__Task requirements__: Write out, word for word, every line from the first one through the line that holds "15, bottom: 59", and nothing else; skip the pictures.

__Given records__:

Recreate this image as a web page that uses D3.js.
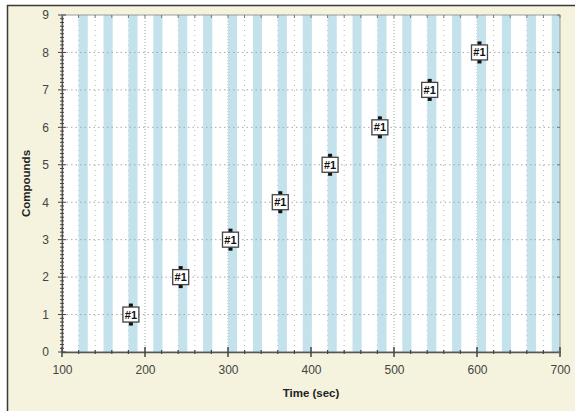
<!DOCTYPE html>
<html>
<head>
<meta charset="utf-8">
<script src="https://cdn.jsdelivr.net/npm/d3@7"></script>
<style>
  html, body { margin: 0; padding: 0; background: #ffffff; }
  svg { display: block; font-family: "Liberation Sans", Arial, sans-serif; }
</style>
</head>
<body>
<script>
// Sample arrival times and compound indices
const times = [183, 243, 303, 363, 423, 483, 543, 603];
const compounds = [1, 2, 3, 4, 5, 6, 7, 8];
const pointLabels = ["#1", "#1", "#1", "#1", "#1", "#1", "#1", "#1"];

// Shaded acquisition windows (start times, sec)
const bandStarts = [120, 150, 180, 210, 240, 270, 300, 330, 360, 390,
                    420, 450, 480, 510, 540, 570, 600, 630, 660, 690];
const bandWidth = 11;

// Axis ticks
const xTicks = [100, 200, 300, 400, 500, 600, 700];
const yTicks = [0, 1, 2, 3, 4, 5, 6, 7, 8, 9];

const W = 575, H = 411;
const margin = { left: 62, right: 15, top: 15, bottom: 59 };

const svg = d3.select("body").append("svg")
  .attr("width", W).attr("height", H);

// Outer panel
svg.append("rect").attr("x", 0).attr("y", 0).attr("width", W).attr("height", H).attr("fill", "#ffffff");
svg.append("rect").attr("x", 7.5).attr("y", 5.5).attr("width", W).attr("height", H)
  .attr("fill", "#f5f3dd").attr("stroke", "#3a3a3a").attr("stroke-width", 1.5);

const x = d3.scaleLinear().domain([100, 700]).range([margin.left, W - margin.right]);
const y = d3.scaleLinear().domain([0, 9]).range([H - margin.bottom, margin.top]);

const x0 = x.range()[0], x1 = x.range()[1];
const y0 = y.range()[0], y1 = y.range()[1];

const plot = svg.append("g");
plot.append("rect").attr("x", x0).attr("y", y1).attr("width", x1 - x0).attr("height", y0 - y1)
  .attr("fill", "#ffffff");

// Vertical grid: minor every 20 s, major every 100 s
const xMinor = d3.range(100, 701, 20);
plot.append("g").selectAll("line").data(xMinor.filter(v => v % 100 !== 0)).join("line")
  .attr("x1", d => x(d)).attr("x2", d => x(d)).attr("y1", y1).attr("y2", y0)
  .attr("stroke", "#b8b8b8").attr("stroke-width", 1).attr("stroke-dasharray", "1,4");
plot.append("g").selectAll("line").data(xTicks.slice(1, -1)).join("line")
  .attr("x1", d => x(d)).attr("x2", d => x(d)).attr("y1", y1).attr("y2", y0)
  .attr("stroke", "#a0a0a0").attr("stroke-width", 1).attr("stroke-dasharray", "1,2");

// Bands
const clip = svg.append("clipPath").attr("id", "plotclip").append("rect")
  .attr("x", x0).attr("y", y1).attr("width", x1 - x0).attr("height", y0 - y1);
plot.append("g").attr("clip-path", "url(#plotclip)")
  .selectAll("rect").data(bandStarts).join("rect")
  .attr("x", d => x(d)).attr("y", y1)
  .attr("width", d => x(d + bandWidth) - x(d)).attr("height", y0 - y1)
  .attr("fill", "#c3e2ec");

// Horizontal grid
plot.append("g").selectAll("line").data(yTicks.slice(1, -1)).join("line")
  .attr("x1", x0).attr("x2", x1).attr("y1", d => y(d)).attr("y2", d => y(d))
  .attr("stroke", "#a8a8a8").attr("stroke-width", 1).attr("stroke-dasharray", "1.5,3");

// Frame
plot.append("rect").attr("x", x0).attr("y", y1).attr("width", x1 - x0).attr("height", y0 - y1)
  .attr("fill", "none").attr("stroke", "#9a9a9a").attr("stroke-width", 1);

// Bottom axis
const gx = svg.append("g").attr("transform", `translate(0,${y0})`)
  .call(d3.axisBottom(x).tickValues(xTicks).tickSize(0).tickPadding(13).tickFormat(d3.format("d")));
gx.select(".domain").attr("stroke", "#555").attr("stroke-width", 1.3);
gx.selectAll("text").attr("font-size", 12).attr("fill", "#444");
gx.append("g").selectAll("line").data(xMinor).join("line")
  .attr("x1", d => x(d)).attr("x2", d => x(d))
  .attr("y1", d => d % 100 === 0 ? -5 : -2).attr("y2", d => d % 100 === 0 ? 5 : 2)
  .attr("stroke", "#444").attr("stroke-width", d => d % 100 === 0 ? 1.5 : 1.2);

// Left axis
const gy = svg.append("g").attr("transform", `translate(${x0},0)`)
  .call(d3.axisLeft(y).tickValues(yTicks).tickSize(0).tickPadding(13).tickFormat(d3.format("d")));
gy.select(".domain").attr("stroke", "#555").attr("stroke-width", 1.3);
gy.selectAll("text").attr("font-size", 12).attr("fill", "#444");
const yMinor = d3.range(0, 90.5, 1).map(v => v / 10);
gy.append("g").selectAll("line").data(yMinor).join("line")
  .attr("y1", d => y(d)).attr("y2", d => y(d))
  .attr("x1", d => Number.isInteger(d) ? -4 : -2).attr("x2", d => Number.isInteger(d) ? 4 : 2)
  .attr("stroke", "#444").attr("stroke-width", 1);

// Top and right inner ticks
svg.append("g").selectAll("line").data(xMinor).join("line")
  .attr("x1", d => x(d)).attr("x2", d => x(d)).attr("y1", y1).attr("y2", y1 + 3)
  .attr("stroke", "#777").attr("stroke-width", 1);
svg.append("g").selectAll("line").data(yTicks).join("line")
  .attr("x1", x1 - 3).attr("x2", x1).attr("y1", d => y(d)).attr("y2", d => y(d))
  .attr("stroke", "#777").attr("stroke-width", 1);

// Axis titles
svg.append("text").attr("x", (x0 + x1) / 2).attr("y", 397).attr("text-anchor", "middle")
  .attr("font-size", 11.5).attr("font-weight", "bold").attr("fill", "#222").text("Time (sec)");
svg.append("text").attr("transform", `translate(30,${(y0 + y1) / 2}) rotate(-90)`)
  .attr("text-anchor", "middle").attr("font-size", 11.5).attr("font-weight", "bold")
  .attr("fill", "#222").text("Compounds");

// Labelled markers
const pts = svg.append("g").selectAll("g").data(times.map((t, i) => ({ t, c: compounds[i], l: pointLabels[i] })))
  .join("g").attr("transform", d => `translate(${x(d.t)},${y(d.c)})`);
pts.append("rect").attr("x", -2).attr("y", -11).attr("width", 4).attr("height", 4).attr("fill", "#111");
pts.append("rect").attr("x", -2).attr("y", 7).attr("width", 4).attr("height", 4).attr("fill", "#111");
pts.append("rect").attr("x", -8).attr("y", -7.5).attr("width", 16).attr("height", 15)
  .attr("fill", "#ffffff").attr("stroke", "#444").attr("stroke-width", 1.3);
pts.append("text").attr("x", 0).attr("y", 4).attr("text-anchor", "middle")
  .attr("font-size", 11).attr("font-weight", "bold").attr("fill", "#111").text(d => d.l);
</script>
</body>
</html>
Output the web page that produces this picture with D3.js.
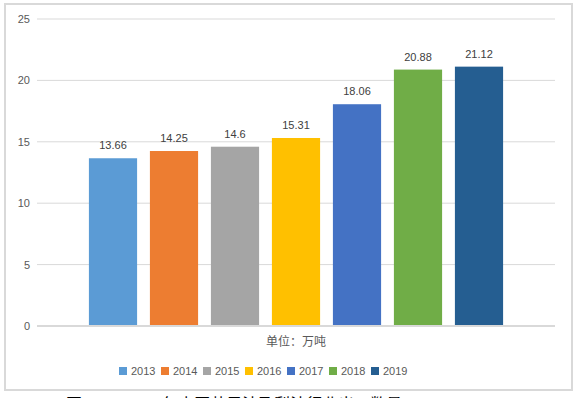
<!DOCTYPE html>
<html>
<head>
<meta charset="utf-8">
<script src="https://cdn.jsdelivr.net/npm/d3@7"></script>
<style>
  body { margin: 0; background: #fff; }
  svg { display: block; font-family: "Liberation Sans", "Noto Sans CJK SC", sans-serif; }
</style>
</head>
<body>
<div id="vis"></div>
<script>
// data
var years = ["2013", "2014", "2015", "2016", "2017", "2018", "2019"]
var values = [13.66, 14.25, 14.6, 15.31, 18.06, 20.88, 21.12]
var colors = ["#5b9bd5", "#ed7d31", "#a5a5a5", "#ffc000", "#4472c4", "#70ad47", "#255e91"]
var yTicks = [0, 5, 10, 15, 20, 25]
var unitLabel = "单位：万吨"
var caption = "图 2013-2019年中国苹果汁及梨汁行业出口数量"

var width = 578, height = 398

var svg = d3.select("#vis")
  .append("svg")
    .attr("width", width)
    .attr("height", height)

// outer frame
svg.append("rect")
  .attr("x", 5).attr("y", 4)
  .attr("width", 567).attr("height", 386)
  .attr("fill", "#fff")
  .attr("stroke", "#d9d9d9")
  .attr("stroke-width", 2)

var y = d3.scaleLinear()
  .domain([0, 25])
  .range([326, 19])

var x = d3.scaleBand()
  .domain(years)
  .range([82.5, 509.5])
  .paddingInner(0.21)
  .paddingOuter(0.105)

// grid lines
svg.append("g")
  .selectAll("line")
  .data(yTicks.filter(d => d > 0))
  .enter()
  .append("line")
    .attr("x1", 37).attr("x2", 555)
    .attr("y1", d => y(d)).attr("y2", d => y(d))
    .attr("stroke", "#d9d9d9")
    .attr("stroke-width", 1)

// y axis labels
var yAxis = svg.append("g")
  .attr("transform", "translate(30,0)")
  .call(d3.axisLeft(y).tickValues(yTicks).tickSize(0).tickPadding(0))
yAxis.select(".domain").remove()
yAxis.selectAll("text")
  .attr("fill", "#595959")
  .style("font-size", "11px")
  .style("font-family", "Liberation Sans, sans-serif")

// bars
svg.append("g")
  .selectAll("rect")
  .data(values)
  .enter()
  .append("rect")
    .attr("x", (d, i) => x(years[i]))
    .attr("y", d => y(d))
    .attr("width", x.bandwidth())
    .attr("height", d => y(0) - y(d))
    .attr("fill", (d, i) => colors[i])

// baseline
svg.append("line")
  .attr("x1", 37).attr("x2", 555)
  .attr("y1", y(0)).attr("y2", y(0))
  .attr("stroke", "#d9d9d9")
  .attr("stroke-width", 2)

// value labels
svg.append("g")
  .selectAll("text")
  .data(values)
  .enter()
  .append("text")
    .attr("x", (d, i) => x(years[i]) + x.bandwidth() / 2)
    .attr("y", d => y(d) - 9)
    .attr("text-anchor", "middle")
    .attr("fill", "#404040")
    .style("font-size", "11px")
    .text(d => d)

// unit label
svg.append("text")
  .attr("x", 296)
  .attr("y", 346)
  .attr("text-anchor", "middle")
  .attr("fill", "#595959")
  .style("font-size", "12px")
  .text(unitLabel)

// legend
var legend = svg.append("g")
  .selectAll("g")
  .data(years)
  .enter()
  .append("g")
    .attr("transform", (d, i) => "translate(" + (119 + i * 42) + ",367)")
legend.append("rect")
  .attr("width", 8).attr("height", 8)
  .attr("fill", (d, i) => colors[i])
legend.append("text")
  .attr("x", 12)
  .attr("y", 8)
  .attr("fill", "#595959")
  .style("font-size", "11px")
  .text(d => d)

// caption (cut off at the bottom of the picture, as in the source)
svg.append("text")
  .attr("x", 66)
  .attr("y", 410)
  .attr("fill", "#000")
  .style("font-size", "16px")
  .style("font-family", "Noto Sans CJK SC, sans-serif")
  .text(caption)
</script>
</body>
</html>
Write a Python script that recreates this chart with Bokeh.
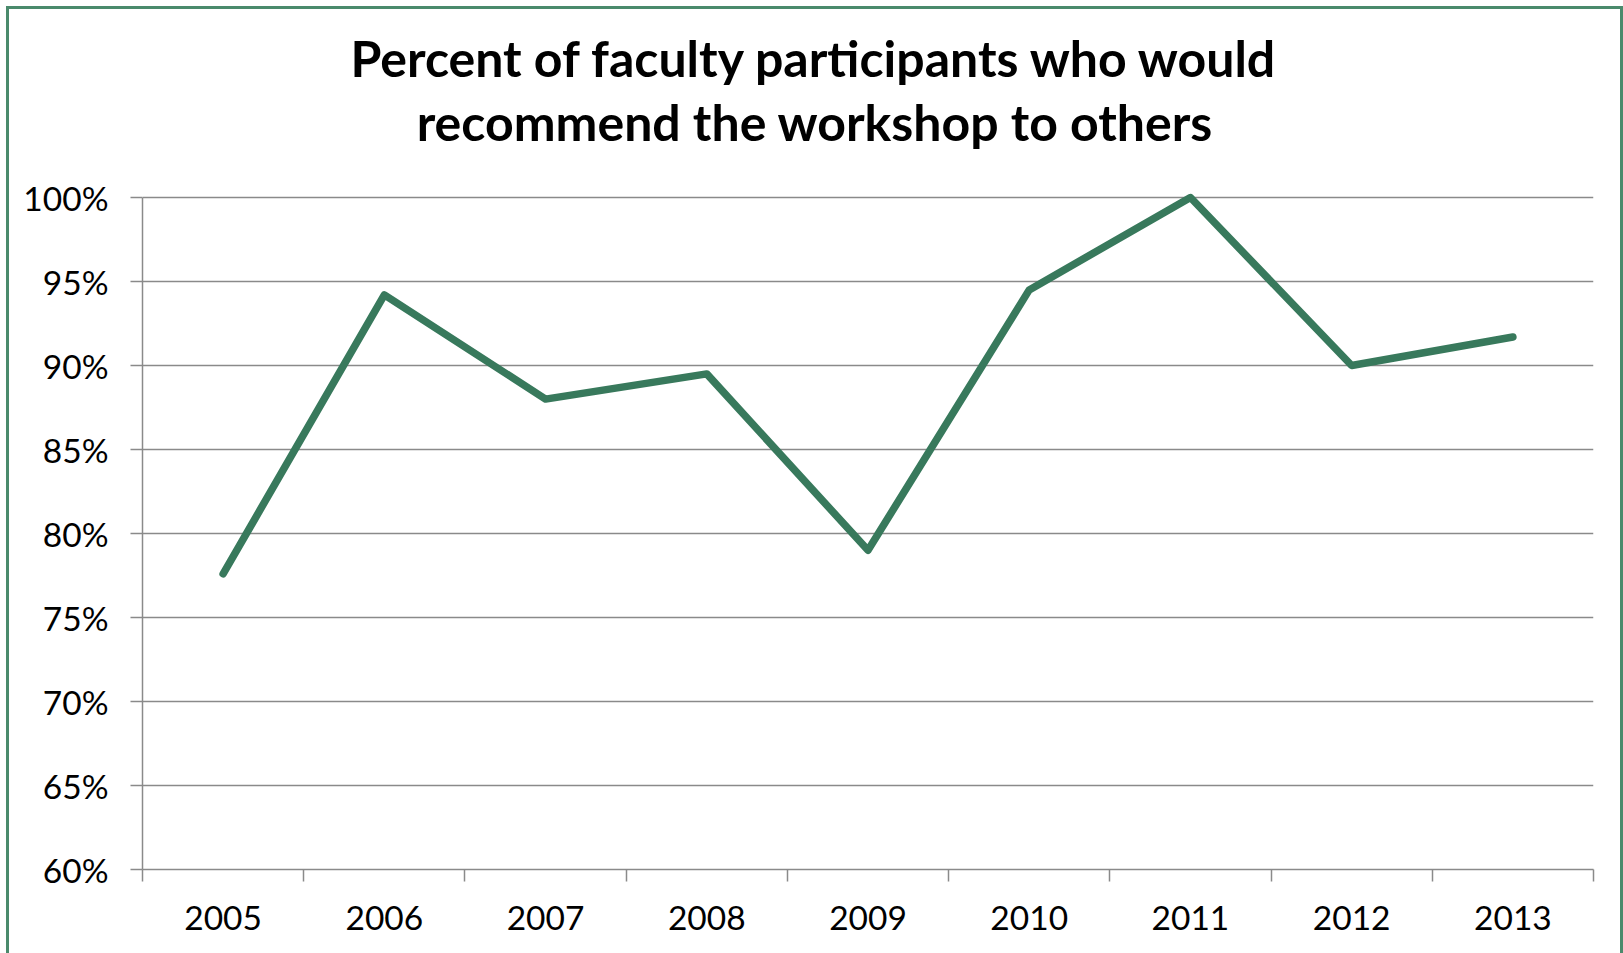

__Written answer__:
Recreate this image as a web page that uses D3.js.
<!DOCTYPE html>
<html>
<head>
<meta charset="utf-8">
<script src="https://cdn.jsdelivr.net/npm/d3@7"></script>
<style>
  html, body { margin: 0; padding: 0; background: #ffffff; }
  svg { display: block; font-family: "Liberation Sans", Arial, sans-serif; }
</style>
</head>
<body>
<script>
// Sample arrival times and compound indices
const times = [183, 243, 303, 363, 423, 483, 543, 603];
const compounds = [1, 2, 3, 4, 5, 6, 7, 8];
const pointLabels = ["#1", "#1", "#1", "#1", "#1", "#1", "#1", "#1"];

// Shaded acquisition windows (start times, sec)
const bandStarts = [120, 150, 180, 210, 240, 270, 300, 330, 360, 390,
                    420, 450, 480, 510, 540, 570, 600, 630, 660, 690];
const bandWidth = 11;

// Axis ticks
const xTicks = [100, 200, 300, 400, 500, 600, 700];
const yTicks = [0, 1, 2, 3, 4, 5, 6, 7, 8, 9];

const W = 575, H = 411;
const margin = { left: 62, right: 15, top: 15, bottom: 59 };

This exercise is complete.